Tomorrow it will be thirty seven years since Raymond McCreesh lost his life in the H Blocks of Long Kesh after 61 days of hunger-strike, and on that same tragic day when Republicans tried to absorb the sheer ruthlessness of Thatcher’s government’s indifference to the loss of another young Republican life, Patsy O’Hara another young volunteer would succumb to the horrors of the strike that night.

Ray McCreesh was nineteen when he was arrested after an ambush on British soldiers near Beleek in South Armagh in 1976.

After nine months on remand he was sentenced in a non-jury Diplock court in March 1977. Ray spent four years on the blanket after refusing to wear the prison uniform.

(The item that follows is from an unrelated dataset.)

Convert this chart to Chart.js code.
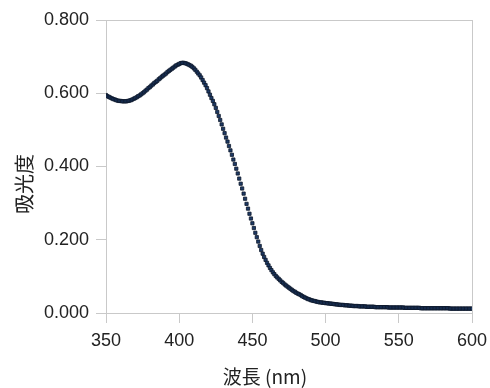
<!DOCTYPE html>
<html lang="ja">
<head>
  <meta charset="UTF-8" />
  <title>吸光度スペクトル</title>
  <script src="https://cdn.jsdelivr.net/npm/chart.js"></script>
  <style>
    body {
      margin: 0;
      padding: 0;
      background: #ffffff;
    }

    .wrap {
      position: relative;
      width: 490px;
      height: 388px;
    }

    .axis-title {
      position: absolute;
      font-family: 'Noto Sans CJK JP', 'Liberation Sans', sans-serif;
      color: #222;
      white-space: nowrap;
      line-height: 1;
    }

    #xTitle {
      left: 265px;
      top: 375px;
      font-size: 19px;
      transform: translate(-50%, -50%);
    }

    #yTitle {
      left: 24px;
      top: 184px;
      font-size: 20px;
      transform: translate(-50%, -50%) rotate(-90deg);
    }
  </style>
</head>
<body>
  <div class="wrap">
    <canvas id="spectrumChart"></canvas>
    <div class="axis-title" id="xTitle">波長 (nm)</div>
    <div class="axis-title" id="yTitle">吸光度</div>
  </div>

  <script>
  // wavelength (nm), one reading per nm
  const wavelengths = [
    350, 351, 352, 353, 354, 355, 356, 357, 358, 359, 360, 361, 362,
    363, 364, 365, 366, 367, 368, 369, 370, 371, 372, 373, 374, 375,
    376, 377, 378, 379, 380, 381, 382, 383, 384, 385, 386, 387, 388, 389, 390,
    391, 392, 393, 394, 395, 396, 397, 398, 399, 400, 401, 402,
    403, 404, 405, 406, 407, 408, 409, 410,
    411, 412, 413, 414, 415, 416, 417, 418, 419, 420,
    421, 422, 423, 424, 425, 426, 427, 428, 429, 430,
    431, 432, 433, 434, 435, 436, 437, 438, 439, 440,
    441, 442, 443, 444, 445, 446, 447, 448, 449, 450,
    451, 452, 453, 454, 455, 456, 457, 458, 459, 460,
    461, 462, 463, 464, 465, 466, 467, 468, 469, 470,
    471, 472, 473, 474, 475, 476, 477, 478, 479, 480,
    481, 482, 483, 484, 485, 486, 487, 488, 489, 490,
    491, 492, 493, 494, 495, 496, 497, 498, 499, 500,
    501, 502, 503, 504, 505, 506, 507, 508, 509, 510,
    511, 512, 513, 514, 515, 516, 517, 518, 519, 520,
    521, 522, 523, 524, 525, 526, 527, 528, 529, 530,
    531, 532, 533, 534, 535, 536, 537, 538, 539, 540,
    541, 542, 543, 544, 545, 546, 547, 548, 549, 550,
    551, 552, 553, 554, 555, 556, 557, 558, 559, 560,
    561, 562, 563, 564, 565, 566, 567, 568, 569, 570,
    571, 572, 573, 574, 575, 576, 577, 578, 579, 580,
    581, 582, 583, 584, 585, 586, 587, 588, 589, 590,
    591, 592, 593, 594, 595, 596, 597, 598, 599, 600
  ];

  // absorbance
  const absorbance = [
    0.595, 0.592, 0.590, 0.588, 0.586, 0.584, 0.583, 0.581, 0.580, 0.579, 0.579, 0.578, 0.578,
    0.578, 0.578, 0.579, 0.580, 0.581, 0.583, 0.585, 0.587, 0.589, 0.592, 0.594, 0.597, 0.600,
    0.603, 0.607, 0.610, 0.614, 0.617, 0.621, 0.624, 0.628, 0.631, 0.634, 0.638, 0.641, 0.645, 0.648, 0.651,
    0.654, 0.658, 0.661, 0.664, 0.667, 0.670, 0.673, 0.676, 0.678, 0.680, 0.682, 0.683,
    0.683, 0.682, 0.681, 0.679, 0.677, 0.675, 0.672, 0.668,
    0.664, 0.659, 0.654, 0.649, 0.643, 0.636, 0.629, 0.622, 0.614, 0.605,
    0.596, 0.587, 0.579, 0.570, 0.560, 0.549, 0.538, 0.527, 0.515, 0.503,
    0.491, 0.479, 0.468, 0.456, 0.444, 0.432, 0.419, 0.407, 0.394, 0.381,
    0.367, 0.353, 0.340, 0.326, 0.312, 0.298, 0.285, 0.271, 0.258, 0.245,
    0.232, 0.219, 0.207, 0.195, 0.183, 0.172, 0.162, 0.153, 0.145, 0.137,
    0.130, 0.123, 0.117, 0.111, 0.106, 0.101, 0.097, 0.093, 0.089, 0.085,
    0.082, 0.078, 0.075, 0.072, 0.069, 0.066, 0.063, 0.060, 0.058, 0.055,
    0.053, 0.051, 0.049, 0.046, 0.044, 0.042, 0.040, 0.038, 0.037, 0.035,
    0.034, 0.033, 0.032, 0.031, 0.030, 0.029, 0.029, 0.028, 0.028, 0.027,
    0.027, 0.026, 0.026, 0.025, 0.025, 0.024, 0.024, 0.023, 0.023, 0.022,
    0.022, 0.022, 0.021, 0.021, 0.021, 0.020, 0.020, 0.020, 0.019, 0.019,
    0.019, 0.019, 0.018, 0.018, 0.018, 0.018, 0.018, 0.017, 0.017, 0.017,
    0.017, 0.017, 0.017, 0.016, 0.016, 0.016, 0.016, 0.016, 0.016, 0.016,
    0.016, 0.016, 0.015, 0.015, 0.015, 0.015, 0.015, 0.015, 0.015, 0.015,
    0.015, 0.015, 0.015, 0.014, 0.014, 0.014, 0.014, 0.014, 0.014, 0.014,
    0.014, 0.014, 0.014, 0.014, 0.013, 0.013, 0.013, 0.013, 0.013, 0.013,
    0.013, 0.013, 0.013, 0.013, 0.013, 0.013, 0.013, 0.013, 0.013, 0.013,
    0.013, 0.013, 0.013, 0.013, 0.012, 0.012, 0.012, 0.012, 0.012, 0.012,
    0.012, 0.012, 0.012, 0.012, 0.012, 0.012, 0.012, 0.012, 0.012, 0.012
  ];

  const xTicks = [350, 400, 450, 500, 550, 600];
  const yTicks = [0, 0.2, 0.4, 0.6, 0.8];

  const frameColor = '#c9c9c9';
  const tickFont = { family: "'Liberation Sans', Arial, sans-serif", size: 18 };

  // light grey box round the plot area
  const framePlugin = {
    id: 'frame',
    beforeDatasetsDraw(chart) {
      const { ctx, chartArea: a } = chart;
      ctx.save();
      ctx.strokeStyle = frameColor;
      ctx.lineWidth = 1;
      ctx.strokeRect(a.left + 0.5, a.top + 0.5, a.right - a.left, a.bottom - a.top);
      ctx.restore();
    }
  };

  new Chart(document.getElementById('spectrumChart'), {
    type: 'scatter',
    data: {
      datasets: [{
        data: wavelengths.map((nm, i) => ({ x: nm, y: absorbance[i] })),
        pointStyle: 'rect',
        pointRadius: 2.3,
        backgroundColor: '#1d3a66',
        borderColor: '#0c1628',
        borderWidth: 0.8,
        showLine: false
      }]
    },
    options: {
      responsive: true,
      maintainAspectRatio: false,
      animation: false,
      layout: { padding: { left: 0, top: 20, right: 18, bottom: 0 } },
      plugins: {
        legend: { display: false },
        tooltip: { enabled: false }
      },
      scales: {
        x: {
          type: 'linear',
          min: 350,
          max: 600,
          afterBuildTicks: s => { s.ticks = xTicks.map(v => ({ value: v })); },
          afterFit: s => { s.height = 75; s.paddingLeft = 0; s.paddingRight = 0; },
          ticks: { color: '#222', font: tickFont, padding: 7, maxRotation: 0 },
          grid: { drawOnChartArea: false, color: frameColor, tickLength: 10 },
          border: { color: frameColor }
        },
        y: {
          min: 0,
          max: 0.8,
          afterBuildTicks: s => { s.ticks = yTicks.map(v => ({ value: v })); },
          afterFit: s => { s.width = 106; s.paddingTop = 0; s.paddingBottom = 0; },
          ticks: { color: '#222', font: tickFont, padding: 7, callback: v => v.toFixed(3) },
          grid: { drawOnChartArea: false, color: frameColor, tickLength: 10 },
          border: { color: frameColor }
        }
      }
    },
    plugins: [framePlugin]
  });
  </script>
</body>
</html>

The one and only prison visit he would take during that time was to inform his parents he was going on hunger strike.

When Ray McCreesh was arrested in June 1976 Gardiner’s recommendations to phase out the overt policy of internment and special category status were well under way.

Under this new policy a situation which was recognised as political prior to March 1st 1976 effectively became criminal through legislation, this would mean that despite the fact that the individual and the collective characteristics of the prisoner remained the same the idea that a political motivation existed was being reframed.

In many ways there was surreal feeling about the events as they unfolded around us 37 years ago, few of us, whether it was in the prisons, in call houses or protesting on the streets could ever have realised the extent or the gravity of the sacrifice that was about to unfold.

In the prisons our days and nights seemed to be defined by the next hourly news bulletin, yet usually even when the slightest glimmer of hope came it would be overshadowed quickly by despair and that feeling of helplessness.

On the streets the Republican movement and people from various shades waged a campaign to highlight the horror of the Brits pursuit to criminalise the campaign in the North, the latter sometimes barefooted and wrapped in blankets, the former by any given means.

Criminalisation was the process that would replace militarisation and when Republicans were suitably tarnished we would then reach the ultimate goal of normalisation.

The only problem with that was and is, that irrespective through which mouth the policy of Gardiner is being spouted or regurgitated the Republican psyche is always conditioned to resist it.

When Ray McCreesh lost his life after 61 days on hunger strike he joined the ranks of IRA volunteers who were determined that their people would be free from the shackles of British occupation and that Irish Republicans would never again be stigmatised or criminalised, and for that we owe him a debt of honour.

Beir Bua Ray McCreesh. Go Raibh Maith agaibh.